The Soret and Dufour effects play a crucial role in various fields such as geosciences, groundwater pollutant migration, chemical reactor operations, binary alloy solidification, and isotope separation. This study focuses on examining the impact of mixed convective flow on hybrid nanofluid through an exponentially stretching sheet with Soret and Dufour effects. The flow is affected by factors like variable viscosity, radiation, viscous dissipation, and activation energy. Instead of the no-slip condition at the boundary, velocity slip, thermal slip, and concentration slip are considered. The physical problem is modeled using boundary layer theory, and flow patterns are expressed using partial differential equations (PDEs).
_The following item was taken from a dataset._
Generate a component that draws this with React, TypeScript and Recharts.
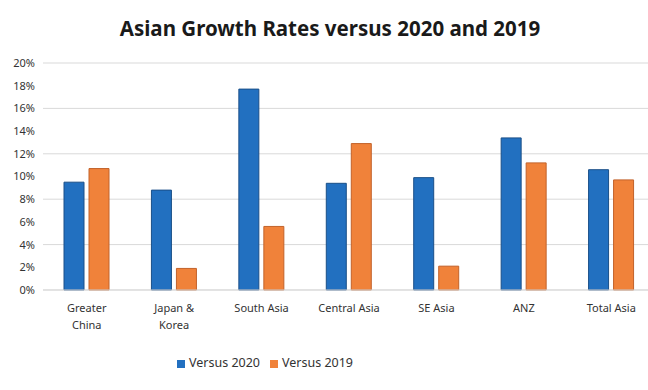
import { BarChart, Bar, XAxis, YAxis, CartesianGrid, Legend } from "recharts";

const categories = ["Greater China", "Japan & Korea", "South Asia", "Central Asia", "SE Asia", "ANZ", "Total Asia"];
const tickLines = [["Greater", "China"], ["Japan &", "Korea"], ["South Asia"], ["Central Asia"], ["SE Asia"], ["ANZ"], ["Total Asia"]];
const versus2020 = [0.095, 0.088, 0.177, 0.094, 0.099, 0.134, 0.106];
const versus2019 = [0.107, 0.019, 0.056, 0.129, 0.021, 0.112, 0.097];
const yTicks = [0, 0.02, 0.04, 0.06, 0.08, 0.1, 0.12, 0.14, 0.16, 0.18, 0.2];
const seriesOrder = ["Versus 2020", "Versus 2019"];

const data = categories.map((name, i) => ({
  name,
  v2020: versus2020[i],
  v2019: versus2019[i],
}));

const FONT = "'Noto Sans', sans-serif";

function CategoryTick(props: any) {
  const { x, y, payload } = props;
  const lines = tickLines[payload.index] || [payload.value];
  return (
    <g transform={`translate(${x},${y})`}>
      {lines.map((line, i) => (
        <text key={i} x={0} y={14 + i * 17} textAnchor="middle" fontSize={11} fill="#333" fontFamily={FONT}>
          {line}
        </text>
      ))}
    </g>
  );
}

export default function App() {
  return (
    <div style={{ position: "fixed", left: 0, top: 0, width: 648, height: 390, overflow: "hidden", background: "#fff" }}>
      <div
        style={{
          position: "absolute",
          top: 14,
          left: 0,
          width: 660,
          textAlign: "center",
          fontFamily: FONT,
          fontWeight: 700,
          fontSize: 20.5,
          color: "#1a1a1a",
        }}
      >
        Asian Growth Rates versus 2020 and 2019
      </div>
      <BarChart
        width={660}
        height={390}
        data={data}
        margin={{ top: 63, right: 5, left: 0, bottom: 23 }}
        barSize={20}
        barGap={5}
      >
        <CartesianGrid vertical={false} stroke="#d9d9d9" />
        <XAxis
          dataKey="name"
          axisLine={{ stroke: "#d9d9d9" }}
          tickLine={false}
          interval={0}
          height={60}
          tick={<CategoryTick />}
        />
        <YAxis
          width={43}
          domain={[0, 0.2]}
          ticks={yTicks}
          axisLine={false}
          tickLine={false}
          tickFormatter={(v: number) => `${Math.round(v * 100)}%`}
          tick={{ fontSize: 11, fill: "#333", fontFamily: FONT }}
        />
        <Legend
          verticalAlign="bottom"
          iconType="square"
          iconSize={8}
          itemSorter={(item: any) => seriesOrder.indexOf(item.value)}
          wrapperStyle={{ top: 354, left: 0, width: 540, fontFamily: FONT, fontSize: 12.5, color: "#333" }}
          formatter={(value: string) => <span style={{ color: "#333" }}>{value}</span>}
        />
        <Bar dataKey="v2020" name="Versus 2020" fill="#2270c0" stroke="#1a4f88" strokeWidth={1} isAnimationActive={false} />
        <Bar dataKey="v2019" name="Versus 2019" fill="#f0823a" stroke="#c2622a" strokeWidth={1} isAnimationActive={false} />
      </BarChart>
    </div>
  );
}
These governing fluid flow equations are transformed into non-linearly coupled ordinary differential equations (ODEs) using exponential similarity transformations. These simplified ODEs are resolved using the MATLAB bvp4c package. The effects of physical parameters on velocity, temperature, and concentration are illustrated through figures. Additionally, the drag force coefficient and heat and mass transfer rates are calculated for various parameters and presented graphically and in tabular form. It is observed that compared to nanofluids, the drag force coefficient of hybrid nanofluids increases by up to 21.05% with various solute buoyancy parameters (δ). Also, the mass transfer rate of hybrid nanofluids can be increased by .96% by the chemical reaction rate (σ_m). A comparison of this work with previously published research has been reported.